Data block:
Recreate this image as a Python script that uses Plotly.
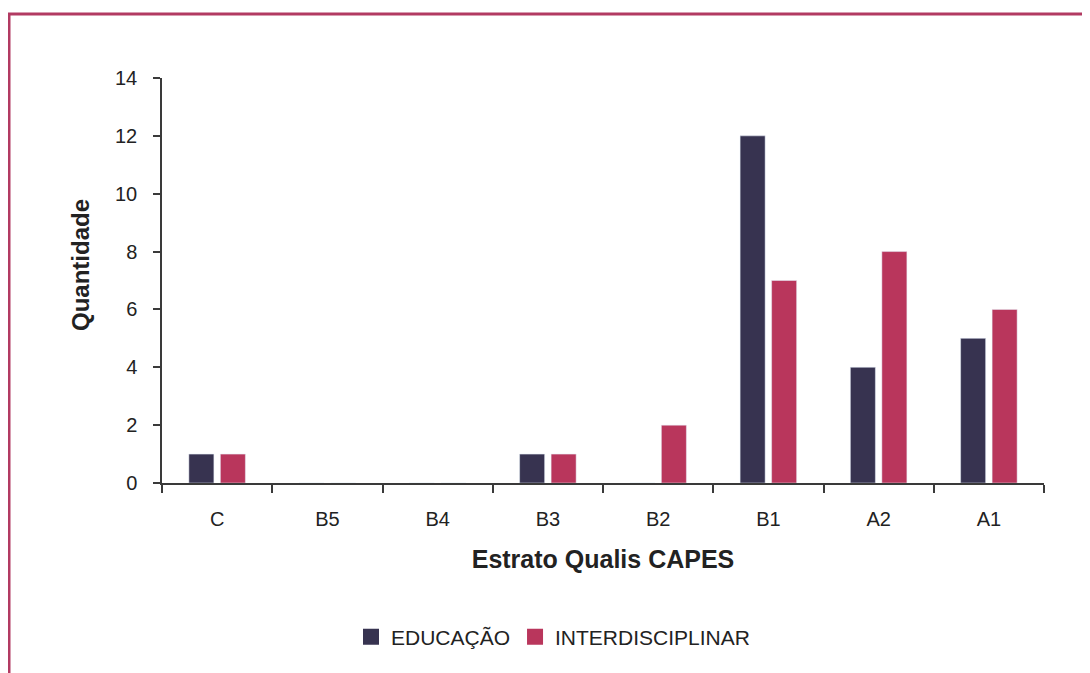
import plotly.graph_objects as go

categories = ["C", "B5", "B4", "B3", "B2", "B1", "A2", "A1"]
educacao = [1, 0, 0, 1, 0, 12, 4, 5]
interdisciplinar = [1, 0, 0, 1, 2, 7, 8, 6]
y_ticks = [0, 2, 4, 6, 8, 10, 12, 14]

COL_EDU = "#373350"
COL_INT = "#b9365c"

W, H = 1090, 673
OFF = 8  # page body margin
# plot area in page coordinates: x 162..1044, y 78..483
PX0, PX1, PY0, PY1 = 162, 1044, 78, 483
L, T = PX0 - OFF, PY0 - OFF
pw, ph = PX1 - PX0, PY1 - PY0
R, B = W - L - pw, H - T - ph

def px(x):
    return (x - PX0) / pw

def py(y):
    return (PY1 - y) / ph

FONT = "Liberation Sans, Arial, sans-serif"
TXT = "#222222"
AX = "#3a3a3a"

fig = go.Figure()
fig.add_trace(go.Bar(name="EDUCAÇÃO", x=categories, y=educacao, marker_color=COL_EDU, showlegend=False))
fig.add_trace(go.Bar(name="INTERDISCIPLINAR", x=categories, y=interdisciplinar, marker_color=COL_INT, showlegend=False))
# legend entries with larger square swatches
fig.add_trace(go.Scatter(name="EDUCAÇÃO", x=[None], y=[None], mode="markers",
                         marker=dict(symbol="square", size=16, color=COL_EDU)))
fig.add_trace(go.Scatter(name="INTERDISCIPLINAR", x=[None], y=[None], mode="markers",
                         marker=dict(symbol="square", size=16, color=COL_INT)))

frame = "#b23a62"
fig.add_shape(type="line", xref="paper", yref="paper", x0=px(8), x1=px(1110), y0=py(14), y1=py(14),
              line=dict(color=frame, width=3))
fig.add_shape(type="line", xref="paper", yref="paper", x0=px(9), x1=px(9), y0=py(13), y1=py(700),
              line=dict(color=frame, width=3))

fig.add_annotation(text="<b>Quantidade</b>", xref="paper", yref="paper", x=px(80), y=py(265),
                   xanchor="center", yanchor="middle", textangle=-90, showarrow=False,
                   font=dict(size=24, color=TXT))

fig.update_layout(
    width=W, height=H,
    margin=dict(l=L, r=R, t=T, b=B),
    paper_bgcolor="white", plot_bgcolor="white",
    barmode="group", bargap=0.4286, bargroupgap=0.206,
    font=dict(family=FONT, size=20, color=TXT),
    showlegend=True,
    legend=dict(orientation="h", x=px(553), xanchor="center", y=py(637), yanchor="middle",
                font=dict(size=21, color=TXT), traceorder="normal"),
    xaxis=dict(
        type="category",
        showline=True, linecolor=AX, linewidth=1.5,
        ticks="outside", tickson="boundaries", ticklen=8, tickcolor=AX, tickwidth=1.5,
        ticklabelstandoff=17,
        tickfont=dict(size=20, color=TXT),
        showgrid=False, zeroline=False,
        title=dict(text="<b>Estrato Qualis CAPES</b>", font=dict(size=25, color=TXT), standoff=22),
    ),
    yaxis=dict(
        range=[0, 14], tickvals=y_ticks,
        showline=True, linecolor=AX, linewidth=1.5,
        ticks="outside", ticklen=7, tickcolor=AX, tickwidth=1.5,
        ticklabelstandoff=12,
        tickfont=dict(size=20, color=TXT),
        showgrid=False, zeroline=False,
    ),
)

fig.write_html("out.html")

What the exercise asks:
Omit the pictures and reproduce the listing exactly.

The answer:
Recreate this image as a Python script that uses Plotly.
import plotly.graph_objects as go

categories = ["C", "B5", "B4", "B3", "B2", "B1", "A2", "A1"]
educacao = [1, 0, 0, 1, 0, 12, 4, 5]
interdisciplinar = [1, 0, 0, 1, 2, 7, 8, 6]
y_ticks = [0, 2, 4, 6, 8, 10, 12, 14]

COL_EDU = "#373350"
COL_INT = "#b9365c"

W, H = 1090, 673
OFF = 8  # page body margin
# plot area in page coordinates: x 162..1044, y 78..483
PX0, PX1, PY0, PY1 = 162, 1044, 78, 483
L, T = PX0 - OFF, PY0 - OFF
pw, ph = PX1 - PX0, PY1 - PY0
R, B = W - L - pw, H - T - ph

def px(x):
    return (x - PX0) / pw

def py(y):
    return (PY1 - y) / ph

FONT = "Liberation Sans, Arial, sans-serif"
TXT = "#222222"
AX = "#3a3a3a"

fig = go.Figure()
fig.add_trace(go.Bar(name="EDUCAÇÃO", x=categories, y=educacao, marker_color=COL_EDU, showlegend=False))
fig.add_trace(go.Bar(name="INTERDISCIPLINAR", x=categories, y=interdisciplinar, marker_color=COL_INT, showlegend=False))
# legend entries with larger square swatches
fig.add_trace(go.Scatter(name="EDUCAÇÃO", x=[None], y=[None], mode="markers",
                         marker=dict(symbol="square", size=16, color=COL_EDU)))
fig.add_trace(go.Scatter(name="INTERDISCIPLINAR", x=[None], y=[None], mode="markers",
                         marker=dict(symbol="square", size=16, color=COL_INT)))

frame = "#b23a62"
fig.add_shape(type="line", xref="paper", yref="paper", x0=px(8), x1=px(1110), y0=py(14), y1=py(14),
              line=dict(color=frame, width=3))
fig.add_shape(type="line", xref="paper", yref="paper", x0=px(9), x1=px(9), y0=py(13), y1=py(700),
              line=dict(color=frame, width=3))

fig.add_annotation(text="<b>Quantidade</b>", xref="paper", yref="paper", x=px(80), y=py(265),
                   xanchor="center", yanchor="middle", textangle=-90, showarrow=False,
                   font=dict(size=24, color=TXT))

fig.update_layout(
    width=W, height=H,
    margin=dict(l=L, r=R, t=T, b=B),
    paper_bgcolor="white", plot_bgcolor="white",
    barmode="group", bargap=0.4286, bargroupgap=0.206,
    font=dict(family=FONT, size=20, color=TXT),
    showlegend=True,
    legend=dict(orientation="h", x=px(553), xanchor="center", y=py(637), yanchor="middle",
                font=dict(size=21, color=TXT), traceorder="normal"),
    xaxis=dict(
        type="category",
        showline=True, linecolor=AX, linewidth=1.5,
        ticks="outside", tickson="boundaries", ticklen=8, tickcolor=AX, tickwidth=1.5,
        ticklabelstandoff=17,
        tickfont=dict(size=20, color=TXT),
        showgrid=False, zeroline=False,
        title=dict(text="<b>Estrato Qualis CAPES</b>", font=dict(size=25, color=TXT), standoff=22),
    ),
    yaxis=dict(
        range=[0, 14], tickvals=y_ticks,
        showline=True, linecolor=AX, linewidth=1.5,
        ticks="outside", ticklen=7, tickcolor=AX, tickwidth=1.5,
        ticklabelstandoff=12,
        tickfont=dict(size=20, color=TXT),
        showgrid=False, zeroline=False,
    ),
)

fig.write_html("out.html")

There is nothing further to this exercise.